So, I went to see what exactly these programs were doing with GetNativeMediaType(). I figured I'd check the first ten unique ones, skipping anything that looks like a binding or wrapper, and here's what I came up with:
https://github.com/KennethEvans/VS-Audio uses it in one place to test whether a stream is present, in another place just to dump the type to stdout, and in a third place to get the type from a capture device.
https://github.com/Csineneo/Vivaldi uses it in one place just to retrieve the major type, and in another place to get the type from a capture device.
https://github.com/Hanumanthu2020/HanuWork uses it for capture devices.
https://github.com/clarkezone/audiovisualizer uses it in one place to test the major type and subtype; it checks if the subtype is mp3 but doesn't do anything with that information. It uses it in another place passed through to its own API.
https://github.com/nickluo/camaro-sdk uses it for video capture.
https://github.com/mrojkov/Citrus uses it to get the major type, width, and height.
https://github.com/ms-iot/ros_win_camera uses it for image/video capture.
https://github.com/daramkun/SamplePlay uses it to get the frame rate, width, and height of a video stream, and the number of channels, sample rate, and bit depth of an audio stream. It outputs to uncompressed samples, and in the case of the latter it uses those parameters to determine a PCM type. (Even though not all audio types have a "bit depth"...)

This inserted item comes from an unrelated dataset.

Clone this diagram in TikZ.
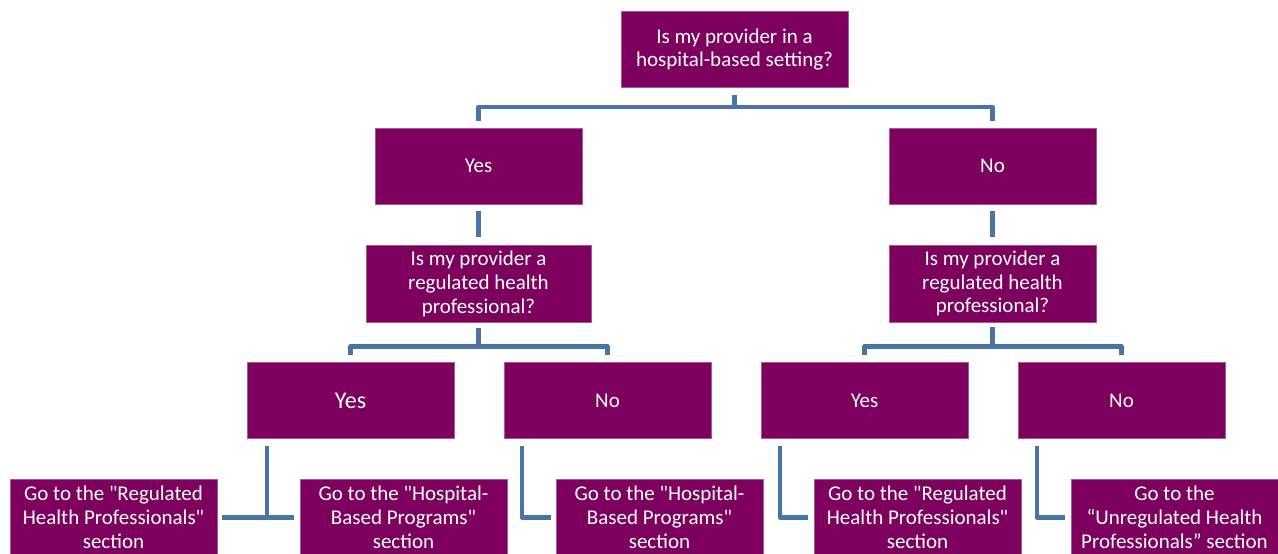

https://github.com/vipoo/SuperMFLib uses it in one place to check the major type. It uses it in another place to get the frame rate, PAR, width, and height of a video stream, and the number of channels and sample rate of an audio stream. It outputs to uncompressed samples.
https://github.com/Brhsoftco/PlexDL-MetroSet_UI uses it for video capture.
The conclusion I draw from this is:
- most applications which call GetNativeMediaType() are doing so on
capture sources [which, it goes without saying, are outside the scope of gstreamer],
- the rest only care about details that wouldn't change from decoding:
major type, frame rate, width, height, PAR, channel count, sample rate,
- none of the applications concerned with decoding audio actually set
the media type to be the native media type.
The conclusion I draw from this is that incorrect behavior is always one attribute retrieval away, with no easy/straightforward fix.
The point is that if we're looking at what applications actually do in practice, the evidence supports that they rarely if ever depend on the native media type.
In the case that they do, I don't think the fix is as difficult as all that. Moreover, the work has already been done, and would need only be adapted.
It's changing the implementation details, not the API contract. We have the freedom to do that.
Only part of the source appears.